■ **PROVIDED DATA**:
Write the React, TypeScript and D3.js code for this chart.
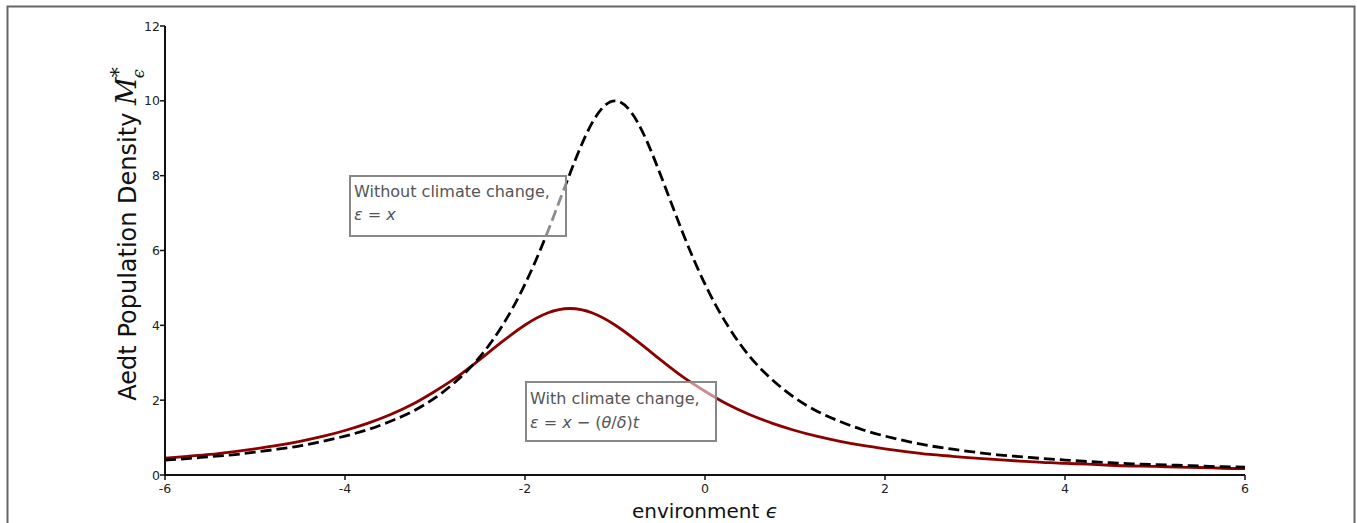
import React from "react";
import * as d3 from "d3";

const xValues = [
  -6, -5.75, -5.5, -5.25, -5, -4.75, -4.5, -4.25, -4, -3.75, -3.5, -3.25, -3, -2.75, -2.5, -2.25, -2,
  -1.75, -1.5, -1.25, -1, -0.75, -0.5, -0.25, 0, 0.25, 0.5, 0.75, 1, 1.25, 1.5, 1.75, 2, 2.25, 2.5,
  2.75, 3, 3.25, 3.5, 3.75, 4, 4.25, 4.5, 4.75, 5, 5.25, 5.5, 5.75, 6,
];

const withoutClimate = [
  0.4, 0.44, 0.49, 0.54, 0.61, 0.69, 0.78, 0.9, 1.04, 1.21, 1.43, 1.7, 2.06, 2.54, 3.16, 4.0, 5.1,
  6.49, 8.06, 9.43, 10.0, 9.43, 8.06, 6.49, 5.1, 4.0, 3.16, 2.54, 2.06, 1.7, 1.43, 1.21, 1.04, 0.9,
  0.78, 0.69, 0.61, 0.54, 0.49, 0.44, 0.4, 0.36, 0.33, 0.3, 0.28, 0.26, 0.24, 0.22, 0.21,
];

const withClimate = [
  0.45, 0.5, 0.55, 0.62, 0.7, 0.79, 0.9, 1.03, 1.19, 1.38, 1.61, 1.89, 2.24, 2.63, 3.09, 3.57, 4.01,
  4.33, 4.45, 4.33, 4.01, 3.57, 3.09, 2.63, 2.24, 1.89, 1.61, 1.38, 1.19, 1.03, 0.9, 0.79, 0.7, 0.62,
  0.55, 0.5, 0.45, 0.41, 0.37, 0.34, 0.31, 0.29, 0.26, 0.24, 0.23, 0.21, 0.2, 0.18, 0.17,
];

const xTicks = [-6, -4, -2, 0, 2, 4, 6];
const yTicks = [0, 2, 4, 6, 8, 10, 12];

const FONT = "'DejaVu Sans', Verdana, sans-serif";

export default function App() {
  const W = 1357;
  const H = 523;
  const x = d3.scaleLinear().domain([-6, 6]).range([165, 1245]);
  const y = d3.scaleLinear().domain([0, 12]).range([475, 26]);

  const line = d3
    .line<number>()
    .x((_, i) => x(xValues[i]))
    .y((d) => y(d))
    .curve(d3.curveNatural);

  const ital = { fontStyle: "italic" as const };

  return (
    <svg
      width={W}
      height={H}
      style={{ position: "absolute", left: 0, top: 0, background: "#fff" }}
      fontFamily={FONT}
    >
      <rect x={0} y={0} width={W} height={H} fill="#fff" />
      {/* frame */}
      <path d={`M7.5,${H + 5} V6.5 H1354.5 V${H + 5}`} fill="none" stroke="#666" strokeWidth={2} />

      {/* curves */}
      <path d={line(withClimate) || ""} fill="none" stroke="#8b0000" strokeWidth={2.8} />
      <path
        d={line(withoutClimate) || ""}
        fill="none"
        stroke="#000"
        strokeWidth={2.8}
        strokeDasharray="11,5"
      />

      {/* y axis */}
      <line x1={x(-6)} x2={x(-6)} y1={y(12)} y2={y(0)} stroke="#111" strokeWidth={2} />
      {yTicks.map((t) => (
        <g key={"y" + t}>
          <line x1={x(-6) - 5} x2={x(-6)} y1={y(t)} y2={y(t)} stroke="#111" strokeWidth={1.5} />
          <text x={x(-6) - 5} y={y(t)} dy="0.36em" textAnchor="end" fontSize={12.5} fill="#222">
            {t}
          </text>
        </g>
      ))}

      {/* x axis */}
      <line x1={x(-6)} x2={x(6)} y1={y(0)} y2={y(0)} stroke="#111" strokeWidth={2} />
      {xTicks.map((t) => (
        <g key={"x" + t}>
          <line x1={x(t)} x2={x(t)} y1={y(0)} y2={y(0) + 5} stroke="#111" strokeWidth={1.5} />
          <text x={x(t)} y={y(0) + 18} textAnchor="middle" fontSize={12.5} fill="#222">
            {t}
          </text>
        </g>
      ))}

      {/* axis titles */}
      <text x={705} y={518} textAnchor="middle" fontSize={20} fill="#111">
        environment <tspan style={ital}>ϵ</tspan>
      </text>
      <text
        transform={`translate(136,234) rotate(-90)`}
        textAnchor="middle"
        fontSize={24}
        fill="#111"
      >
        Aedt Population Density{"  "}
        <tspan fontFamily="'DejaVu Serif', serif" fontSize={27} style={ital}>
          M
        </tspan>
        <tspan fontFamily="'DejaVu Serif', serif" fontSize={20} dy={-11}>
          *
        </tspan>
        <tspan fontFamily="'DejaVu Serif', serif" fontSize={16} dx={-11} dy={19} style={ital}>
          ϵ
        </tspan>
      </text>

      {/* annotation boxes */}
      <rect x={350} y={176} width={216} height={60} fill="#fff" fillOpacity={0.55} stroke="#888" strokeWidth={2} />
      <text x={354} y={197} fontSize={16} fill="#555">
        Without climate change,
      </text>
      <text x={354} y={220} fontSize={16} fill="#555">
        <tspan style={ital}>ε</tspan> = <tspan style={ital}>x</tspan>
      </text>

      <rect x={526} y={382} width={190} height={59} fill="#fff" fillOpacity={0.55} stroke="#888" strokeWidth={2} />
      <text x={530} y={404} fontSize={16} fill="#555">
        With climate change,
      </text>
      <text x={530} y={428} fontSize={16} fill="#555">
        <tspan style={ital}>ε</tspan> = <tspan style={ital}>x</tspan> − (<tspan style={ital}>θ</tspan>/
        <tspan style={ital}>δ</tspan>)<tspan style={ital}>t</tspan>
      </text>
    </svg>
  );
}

■ **WHAT IS EXPECTED**: Omit the pictures, then quote the rest of the material above exactly.

■ **WORKED SOLUTION**:
Write the React, TypeScript and D3.js code for this chart.
import React from "react";
import * as d3 from "d3";

const xValues = [
  -6, -5.75, -5.5, -5.25, -5, -4.75, -4.5, -4.25, -4, -3.75, -3.5, -3.25, -3, -2.75, -2.5, -2.25, -2,
  -1.75, -1.5, -1.25, -1, -0.75, -0.5, -0.25, 0, 0.25, 0.5, 0.75, 1, 1.25, 1.5, 1.75, 2, 2.25, 2.5,
  2.75, 3, 3.25, 3.5, 3.75, 4, 4.25, 4.5, 4.75, 5, 5.25, 5.5, 5.75, 6,
];

const withoutClimate = [
  0.4, 0.44, 0.49, 0.54, 0.61, 0.69, 0.78, 0.9, 1.04, 1.21, 1.43, 1.7, 2.06, 2.54, 3.16, 4.0, 5.1,
  6.49, 8.06, 9.43, 10.0, 9.43, 8.06, 6.49, 5.1, 4.0, 3.16, 2.54, 2.06, 1.7, 1.43, 1.21, 1.04, 0.9,
  0.78, 0.69, 0.61, 0.54, 0.49, 0.44, 0.4, 0.36, 0.33, 0.3, 0.28, 0.26, 0.24, 0.22, 0.21,
];

const withClimate = [
  0.45, 0.5, 0.55, 0.62, 0.7, 0.79, 0.9, 1.03, 1.19, 1.38, 1.61, 1.89, 2.24, 2.63, 3.09, 3.57, 4.01,
  4.33, 4.45, 4.33, 4.01, 3.57, 3.09, 2.63, 2.24, 1.89, 1.61, 1.38, 1.19, 1.03, 0.9, 0.79, 0.7, 0.62,
  0.55, 0.5, 0.45, 0.41, 0.37, 0.34, 0.31, 0.29, 0.26, 0.24, 0.23, 0.21, 0.2, 0.18, 0.17,
];

const xTicks = [-6, -4, -2, 0, 2, 4, 6];
const yTicks = [0, 2, 4, 6, 8, 10, 12];

const FONT = "'DejaVu Sans', Verdana, sans-serif";

export default function App() {
  const W = 1357;
  const H = 523;
  const x = d3.scaleLinear().domain([-6, 6]).range([165, 1245]);
  const y = d3.scaleLinear().domain([0, 12]).range([475, 26]);

  const line = d3
    .line<number>()
    .x((_, i) => x(xValues[i]))
    .y((d) => y(d))
    .curve(d3.curveNatural);

  const ital = { fontStyle: "italic" as const };

  return (
    <svg
      width={W}
      height={H}
      style={{ position: "absolute", left: 0, top: 0, background: "#fff" }}
      fontFamily={FONT}
    >
      <rect x={0} y={0} width={W} height={H} fill="#fff" />
      {/* frame */}
      <path d={`M7.5,${H + 5} V6.5 H1354.5 V${H + 5}`} fill="none" stroke="#666" strokeWidth={2} />

      {/* curves */}
      <path d={line(withClimate) || ""} fill="none" stroke="#8b0000" strokeWidth={2.8} />
      <path
        d={line(withoutClimate) || ""}
        fill="none"
        stroke="#000"
        strokeWidth={2.8}
        strokeDasharray="11,5"
      />

      {/* y axis */}
      <line x1={x(-6)} x2={x(-6)} y1={y(12)} y2={y(0)} stroke="#111" strokeWidth={2} />
      {yTicks.map((t) => (
        <g key={"y" + t}>
          <line x1={x(-6) - 5} x2={x(-6)} y1={y(t)} y2={y(t)} stroke="#111" strokeWidth={1.5} />
          <text x={x(-6) - 5} y={y(t)} dy="0.36em" textAnchor="end" fontSize={12.5} fill="#222">
            {t}
          </text>
        </g>
      ))}

      {/* x axis */}
      <line x1={x(-6)} x2={x(6)} y1={y(0)} y2={y(0)} stroke="#111" strokeWidth={2} />
      {xTicks.map((t) => (
        <g key={"x" + t}>
          <line x1={x(t)} x2={x(t)} y1={y(0)} y2={y(0) + 5} stroke="#111" strokeWidth={1.5} />
          <text x={x(t)} y={y(0) + 18} textAnchor="middle" fontSize={12.5} fill="#222">
            {t}
          </text>
        </g>
      ))}

      {/* axis titles */}
      <text x={705} y={518} textAnchor="middle" fontSize={20} fill="#111">
        environment <tspan style={ital}>ϵ</tspan>
      </text>
      <text
        transform={`translate(136,234) rotate(-90)`}
        textAnchor="middle"
        fontSize={24}
        fill="#111"
      >
        Aedt Population Density{"  "}
        <tspan fontFamily="'DejaVu Serif', serif" fontSize={27} style={ital}>
          M
        </tspan>
        <tspan fontFamily="'DejaVu Serif', serif" fontSize={20} dy={-11}>
          *
        </tspan>
        <tspan fontFamily="'DejaVu Serif', serif" fontSize={16} dx={-11} dy={19} style={ital}>
          ϵ
        </tspan>
      </text>

      {/* annotation boxes */}
      <rect x={350} y={176} width={216} height={60} fill="#fff" fillOpacity={0.55} stroke="#888" strokeWidth={2} />
      <text x={354} y={197} fontSize={16} fill="#555">
        Without climate change,
      </text>
      <text x={354} y={220} fontSize={16} fill="#555">
        <tspan style={ital}>ε</tspan> = <tspan style={ital}>x</tspan>
      </text>

      <rect x={526} y={382} width={190} height={59} fill="#fff" fillOpacity={0.55} stroke="#888" strokeWidth={2} />
      <text x={530} y={404} fontSize={16} fill="#555">
        With climate change,
      </text>
      <text x={530} y={428} fontSize={16} fill="#555">
        <tspan style={ital}>ε</tspan> = <tspan style={ital}>x</tspan> − (<tspan style={ital}>θ</tspan>/
        <tspan style={ital}>δ</tspan>)<tspan style={ital}>t</tspan>
      </text>
    </svg>
  );
}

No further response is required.